Un petit mot sur la modernité absolue de Bach. je ne retrouve pas sur le net la version de Corboz qui m’a mis sur le cul il y a des années quand j’ai découvert et le chef et l’œuvre; mais celle ici, de Philippe Herreweghe est dans le même esprit. Les stridences dissonantes de cette entrée de la passion selon Saint jean sont un cri qui vous déchire concrètement. Le ciel s’ouvre pour vous montrer la profondeur et l’entendue de la faute.

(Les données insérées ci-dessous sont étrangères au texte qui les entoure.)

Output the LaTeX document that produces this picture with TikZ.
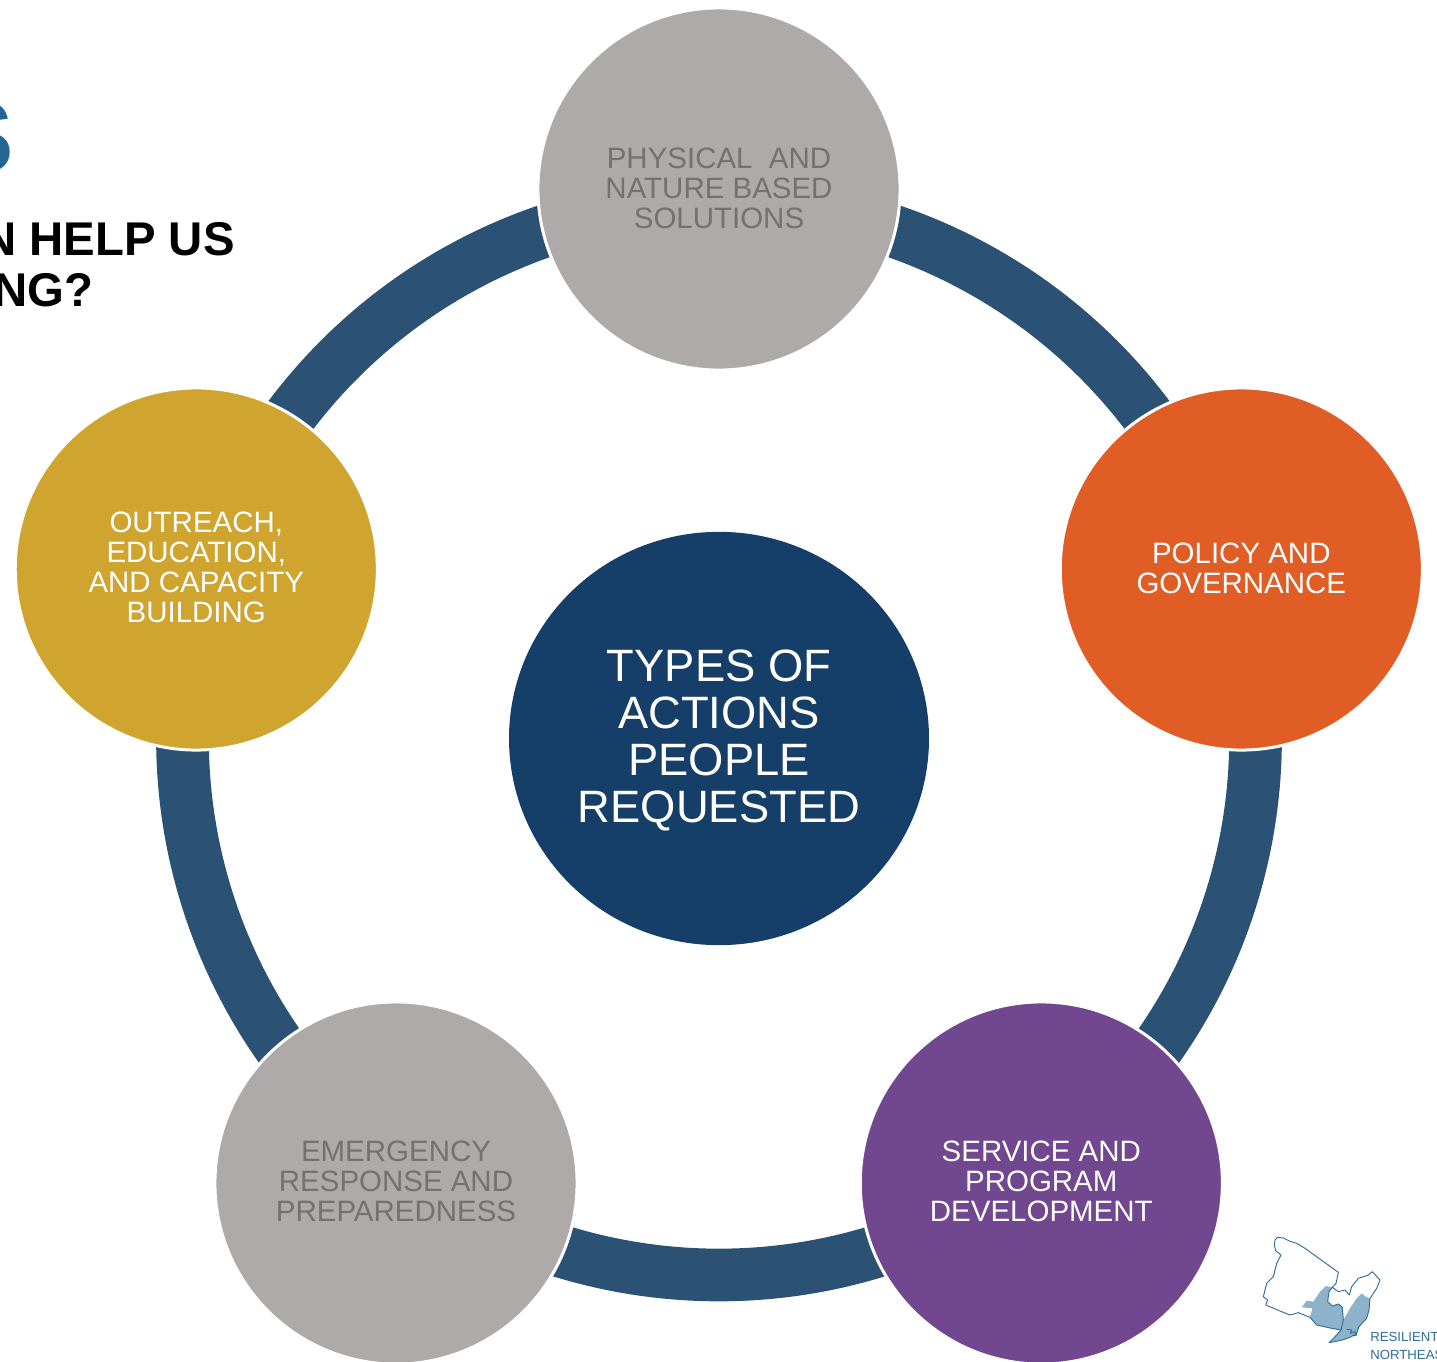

Une fois que vous serez entré dans cette musique , perdez toute espérance vous passerez votre vie à aller d’une l’une à l’autre , de la Saint Matthieu à la Saint jean

Un jour je trouverai les 2 minutes des la Saint jean de Sacarlatti , Alexandre( le vieux) et nous verrons alors si la musique baroque n’est que froides architectures sans âme désincarnées et obsolètes???

ranta
ranta
26 juin 2010 8 h 53 min

J’ai lu il y a quelques années (je ne sais plus où) un article qui en gros disait : avec l’informatique nous avons pu produire, en analysant et programmant sa technique, des morceaux que Beethoven aurait probablement écrit s’il avait vécu plus longtemps.

Pour revenir à la comparaison entre les oeuvres produites et les libertés que s’accordait Bach ça m’a fait penser à une phrase de J. Hendix : »j’ai été tellement bien imité qu’on a même copié toutes mes erreurs » : c’est sans doute cette part d’erreur humaine qui donne l’émotion.